A research team from the Alliance for System Safety of UAS through Research Excellence (ASSURE) this week released a report that concludes that drones that collide with large manned aircraft can cause more structural damage than birds of the same weight for a given impact speed.
The Federal Aviation Administration (FAA) will use the research results to help develop operational and collision risk mitigation requirements for drones. ASSURE conducted its research with two different types of drones on two types of aircraft through computer modeling and physical validation testing.
Unlike the soft mass and tissue of birds, most drones are made of more rigid materials. The testing showed that the stiffest components of the drone – such as the motor, battery and payload – can cause the most damage. Concentrating those masses on the drone can also cause greater damage, the researchers found.
The research team evaluated the potential impacts of a 2.7-pound quadcopter and 4-pound quadcopter; and a 4-pound and 8-pound fixed wing drone on a single-aisle commercial transport jet and a business jet. They examined impacts to the wing leading edge, the windshield, and the vertical and horizontal stabilizers. The windshields generally sustained the least damage and the horizontal stabilizers suffered the most serious damage.
The structural damage severity levels ranged from no damage to failure of the primary structure and penetration of the drone into the airframe. However, the research specifically did not explore the risk to flight imposed by that damage. The researchers concluded that unmanned aircraft system manufacturers should adopt “detect and avoid” or “geo-fencing” capabilities to reduce the probability of collisions with other aircraft.
The team conducted a preliminary computer simulation to evaluate the potential damage to engine components if a drone is ingested into an aircraft engine, including damage to fan blades, the nacelle and the nosecone. They plan future additional research on engine ingestion in collaboration with engine manufacturers, as well as additional airborne collision studies with helicopters and general aviation aircraft.
In 2014 Congress directed the FAA to establish a UAS Center of Excellence. The FAA selected ASSURE, led by Mississippi State University, in May 2015
More on the ASSURE Report
Last month, a report from Canada indicated the possible collision of a drone with a jet approaching Quebec City’s International Airport. The incident reintroduced public concerns about air collisions between small unmanned aircraft systems (sUAS) and commercial aircraft and what it may mean to the safety of air travel.

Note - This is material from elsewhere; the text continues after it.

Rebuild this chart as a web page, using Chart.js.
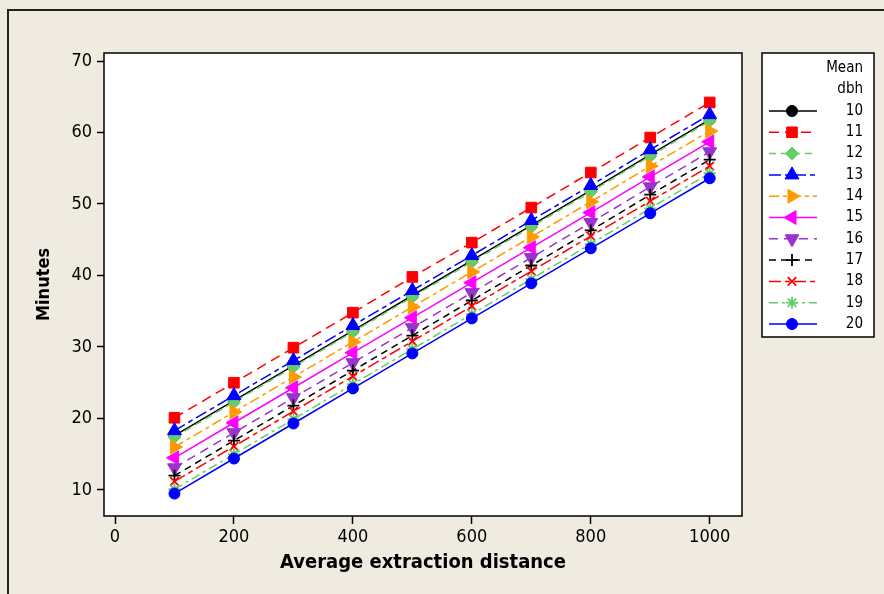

Although the FAA is not yet able to definitively address these concerns, studies by a consortium of leading universities, through ASSURE, have begun to bring better understanding to the physical damage associated with small unmanned aircraft – or drones – colliding midair with commercial and business aircraft.
The ASSURE research team began its research in FY 2016, using unique resources from Mississippi State University, Montana State University, Ohio State University, and Wichita State University. This research team set out to answer the question of what happens when – not if – there is a collision between a sUAS and an airplane.
“While the effects of bird impacts on airplanes are well documented, little is known about the effects of more rigid and higher mass sUAS on aircraft structures and propulsion systems,” said Mississippi State University’s Marty Rogers, the Director of ASSURE. “The results of this work are critical to the safety of commercial air travel here in the United States and around the world.”
Researchers’ efforts began by first determining the most likely impact scenarios. This was done by reviewing operating environments for both sUAS and manned aircraft. The team then selected the commercial and business aircraft and sUAS based on these impact scenarios and their likely exposure to one another.
“Computer simulations, supported by material and component level testing, were conducted to determine the effects of sUAS impacts on manned aircraft,” said Gerardo Olivares, Ph.D., Director, Crash Dynamics and Computational Mechanics Laboratories at Wichita State University. “Conducting this study through full-scale physical tests would not have been possible from a cost and time perspective due to the immense complexity of the task. On the other hand, simulation enabled us to study over 180 impact scenarios in a twelve-month period. To ensure results accurately predict the actual physical behavior of collisions, we have spent a lot of time developing, verifying, and validating detailed models of manned and unmanned aircraft. Once the models are validated, we can use them in the future to investigate other impact scenarios.”
This is the first in a series of research projects conducted to understand and quantify the potential severity of airborne collisions. Future studies will research the severity of collisions with general aviation (GA) aircraft, rotorcraft, and high-bypass turbofan engines representative of those found in airline fleets today. Because of the scope and magnitude of this research, and the impact it will have on industry and national airspace safety, the follow-on studies will be broken into multiple phases beginning this year and running through FY21.